Jeremy Corbyn’s rise is seen as a rise against austerity. Labour has 552,000 members now [5] but the mass of the working class is industrially quiescent, the number of workers on strike in 2017 was 33,000 only, the lowest figure recorded since 1891. Although it was only the seventh lowest in terms of strike days, because the same workers took several days’ strikes, in Unite on British Airways and the RMT on the railways. Imposition of austerity by Labour councils is the biggest contradiction in Labour’s anti-austerity agenda and must eventually lead to a confrontation with the working class. The Tories control 9,081 councils, Labour 6,470 and the Liberal Democrats 1,870.
More far-sighted representatives of the ruling class like the Financial Time’s Shrimsley know that Corbyn is very likely to become the next prime Minister in Britain and they are unsure how that will work out, as they were 40 years ago. He is not a safe pair of hands as yet, despite giving every indication that he will do what is necessary to defend capitalism. But will he be able to control the mass movement when it really erupts? The lessons of the history of how neo-liberalism was imposed 40 years ago must be learned in preventing its unravelling, the ruling class reason.
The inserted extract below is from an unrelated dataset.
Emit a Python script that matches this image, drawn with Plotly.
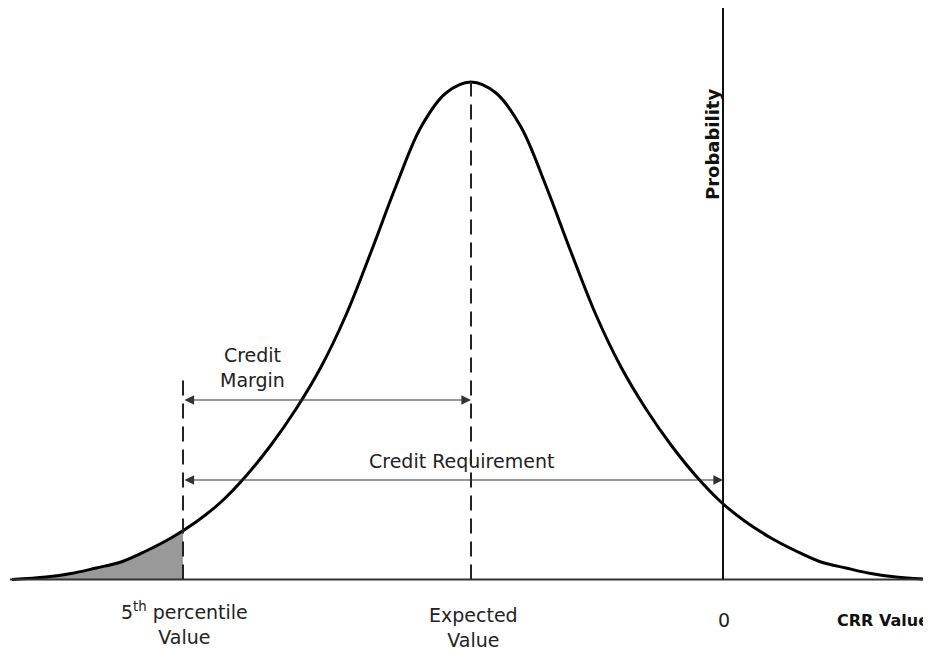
import plotly.graph_objects as go

# ---- data (CRR value axis: 0 at the Probability axis) ----
curve_crr = [-711, -677, -652, -627, -602, -577, -552, -527, -502, -477, -452,
             -427, -402, -377, -352, -327, -302, -277, -252,
             -227, -202, -177, -152, -127, -102, -77, -52, -27, -2,
             23, 48, 73, 98, 123, 148, 173, 207]
curve_prob = [0, 2.5, 6, 11.5, 17.5, 28.5, 41.5, 57.5, 77.5, 103.5, 134.5,
              170.5, 212.5, 264.5, 327.5, 393.5, 452.5, 486.5, 497.5,
              486.5, 452.5, 393.5, 327.5, 264.5, 212.5, 170.5, 134.5, 103.5, 77.5,
              57.5, 41.5, 28.5, 17.5, 11.5, 6, 2.5, 0]

percentile5_value = -540
percentile5_prob = 49.5
expected_value = -252
zero_value = 0

x_tick_values = [percentile5_value, expected_value, zero_value]
x_tick_labels = ["5<sup>th</sup> percentile<br>Value", "Expected<br>Value", "0"]
axis_title_x = "CRR Value"
axis_title_y = "Probability"
margin_label = "Credit<br>Margin"
requirement_label = "Credit Requirement"

# ---- figure ----
fig = go.Figure()

tail_pts = [(x, y) for x, y in zip(curve_crr, curve_prob) if x < percentile5_value]
tail_x = [p[0] for p in tail_pts] + [percentile5_value]
tail_y = [p[1] for p in tail_pts] + [percentile5_prob]

fig.add_trace(go.Scatter(x=tail_x, y=tail_y, mode="lines", fill="tozeroy",
                         fillcolor="#999999", line=dict(width=0, shape="spline"),
                         hoverinfo="skip"))

# baseline
fig.add_shape(type="line", x0=-713, x1=216, y0=0, y1=0,
              line=dict(color="#333333", width=2))
# probability axis
fig.add_shape(type="line", x0=zero_value, x1=zero_value, y0=0, y1=572.5,
              line=dict(color="#111111", width=2))
# dashed markers
fig.add_shape(type="line", x0=percentile5_value, x1=percentile5_value, y0=0, y1=201.5,
              line=dict(color="#222222", width=2, dash="15px,8px"))
fig.add_shape(type="line", x0=expected_value, x1=expected_value, y0=0, y1=max(curve_prob),
              line=dict(color="#222222", width=2, dash="15px,8px"))

fig.add_trace(go.Scatter(x=curve_crr, y=curve_prob, mode="lines",
                         line=dict(color="#000000", width=3, shape="spline", smoothing=1),
                         hoverinfo="skip"))

font = dict(family="DejaVu Sans", size=19, color="#222222")

# arrows
for x_end, y_lvl in [(expected_value, 179.5), (zero_value, 99.5)]:
    fig.add_annotation(x=x_end, y=y_lvl, ax=percentile5_value, ay=y_lvl,
                       xref="x", yref="y", axref="x", ayref="y", text="",
                       showarrow=True, arrowhead=2, arrowside="end+start",
                       arrowsize=1.6, arrowwidth=1.2, arrowcolor="#333333",
                       standoff=0, startstandoff=0)

fig.add_annotation(x=-471, y=212, text=margin_label, showarrow=False,
                   xanchor="center", yanchor="middle", font=font)
fig.add_annotation(x=-262, y=118.5, text=requirement_label, showarrow=False,
                   xanchor="center", yanchor="middle", font=font)

label_y = [-44, -47.5, -40.5]
label_dx = [1, 2, 1]
for xv, lab, ly, dx in zip(x_tick_values, x_tick_labels, label_y, label_dx):
    fig.add_annotation(x=xv + dx, y=ly, text=lab, showarrow=False,
                       xanchor="center", yanchor="middle", font=font)

fig.add_annotation(x=160, y=-40.5, text="<b>" + axis_title_x + "</b>", showarrow=False,
                   xanchor="center", yanchor="middle",
                   font=dict(family="DejaVu Sans", size=16, color="#111111"))
fig.add_annotation(x=-11, y=434.5, text="<b>" + axis_title_y + "</b>", showarrow=False,
                   textangle=-90, xanchor="center", yanchor="middle",
                   font=dict(family="DejaVu Sans", size=18, color="#111111"))

# the page body adds an 8px offset; ranges are shifted to compensate
fig.update_layout(width=931, height=649, margin=dict(l=0, r=0, t=0, b=0),
                  paper_bgcolor="white", plot_bgcolor="white", showlegend=False)
fig.update_xaxes(visible=False, range=[-715, 216])
fig.update_yaxes(visible=False, range=[-77.5, 571.5])

fig.write_html("out.html")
We too must learn those lessons if we want to give that mass membership what they want, and which will be the demands of the striking working-class mass movement which we understand is inevitable. Bureaucratic control by the TU bureaucracy was crucial in defeating the leftist surge in Labour and in the Winter of Discontent two years later. Unless we can seriously democratise Labour, defeat the dead hand of bureaucracy, whose main agent in Labour is now John Lansman, the autocratic leader of Momentum, who own the whole movement as a private company and tolerated no opposition whatsoever.
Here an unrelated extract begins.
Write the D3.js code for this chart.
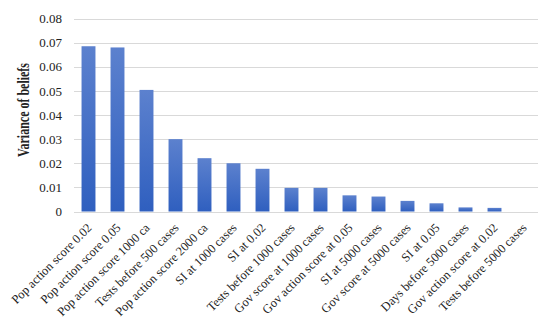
<!DOCTYPE html>
<html><head><meta charset="utf-8">
<script src="https://cdn.jsdelivr.net/npm/d3@7"></script>
<style>body{margin:0;background:#fff}svg{display:block}</style>
</head><body>
<svg id="c" width="550" height="323"></svg>
<script>
const categories = ["Pop action score 0.02","Pop action score 0.05","Pop action score 1000 ca","Tests before 500 cases","Pop action score 2000 ca","SI at 1000 cases","SI at 0.02","Tests before 1000 cases","Gov score at 1000 cases","Gov action score at 0.05","SI at 5000 cases","Gov score at 5000 cases","SI at 0.05","Days before 5000 cases","Gov action score at 0.02","Tests before 5000 cases"];
const values = [0.0685,0.068,0.0504,0.030,0.0221,0.020,0.0177,0.0098,0.0098,0.0067,0.0062,0.0044,0.0034,0.0017,0.0015,0];
const yTicks = [0,0.01,0.02,0.03,0.04,0.05,0.06,0.07,0.08];
const yTickLabels = ["0","0.01","0.02","0.03","0.04","0.05","0.06","0.07","0.08"];

const svg = d3.select("#c");
const mLeft = 74, mRight = 538, mTop = 18.5, mBottom = 211.5;
const x = d3.scaleBand().domain(categories).range([mLeft, mRight]).paddingInner(0.52).paddingOuter(0.26);
const y = d3.scaleLinear().domain([0, 0.08]).range([mBottom, mTop]);

const defs = svg.append("defs");
const g = defs.append("linearGradient").attr("id","bg").attr("x1",0).attr("y1",0).attr("x2",0).attr("y2",1);
g.append("stop").attr("offset","0%").attr("stop-color","#5c81ce");
g.append("stop").attr("offset","100%").attr("stop-color","#2f5fbf");

// gridlines
svg.append("g").selectAll("line").data(yTicks).join("line")
  .attr("x1", mLeft).attr("x2", mRight)
  .attr("y1", d => Math.round(y(d)) + 0.5).attr("y2", d => Math.round(y(d)) + 0.5)
  .attr("stroke", "#d9d9d9").attr("stroke-width", 1);

// bars
svg.append("g").selectAll("rect").data(values).join("rect")
  .attr("x", (d,i) => x(categories[i]))
  .attr("width", x.bandwidth())
  .attr("y", d => y(d))
  .attr("height", d => y(0) - y(d))
  .attr("fill", "url(#bg)");

// y axis
const yAxis = d3.axisLeft(y).tickValues(yTicks).tickFormat((d,i) => yTickLabels[i]).tickSize(0).tickPadding(12);
const ya = svg.append("g").attr("transform", `translate(${mLeft},0)`).call(yAxis);
ya.select(".domain").remove();
ya.selectAll("text").attr("font-family","'Liberation Serif', 'Times New Roman', serif").attr("font-size","13px").attr("fill","#222");

// x axis
const xAxis = d3.axisBottom(x).tickSize(0).tickPadding(0);
const xa = svg.append("g").attr("transform", `translate(0,${mBottom})`).call(xAxis);
xa.select(".domain").remove();
xa.selectAll("text")
  .attr("font-family","'Liberation Serif', 'Times New Roman', serif").attr("font-size","12.5px").attr("fill","#222")
  .attr("text-anchor","end").attr("y", 0).attr("dy","0")
  .attr("transform","translate(4,17) rotate(-45)");

// y title
svg.append("text")
  .attr("transform","translate(29,110) rotate(-90)")
  .attr("text-anchor","middle")
  .attr("font-family","'Liberation Serif', 'Times New Roman', serif")
  .attr("font-size","16px").attr("font-weight","bold").attr("fill","#222")
  .attr("textLength", 94).attr("lengthAdjust","spacingAndGlyphs")
  .text("Variance of beliefs");
</script>
</body></html>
Of outstanding importance is the leadership of the far left and their stance on imperialism. Socialist Fight has given no political quarter to the pro-imperialist left since its founding in 2009, opposing the British Jobs for British workers, opposing the pro-imperialist left on Libya, ideologically led not least by the cruise missile socialist the USFI’s Professor Gilbert Achcar, and the Socialist party’s Peter Taaffe. All successes for imperialism are defeats for the entire global working class, it should not be necessary to point out to Peter Taaffe.
Notes
[1] Leon Trotsky, Disarmament and the United States of Europe, 4 October 1929, https://www.marxists.org/archive/trotsky/1929/10/disarm.htm
[2] Robert Shrimsley, Financial Times, 25 June, Boris Johnson’s Brexit explosion ruins Tory business credentials, https://www.ft.com/content/8075e68c-7857-11e8-8e67-1e1a0846c475
[3] Ibid.
[4] Militant International Review (Issue 22, June 1982).
[5] In 2018 the Conservative have 124,000 members, SNP 118,000, Liberal Democrats 101,000, Green Party 41,000, UKIP 21,000 and Plaid Cymru 8,000 members.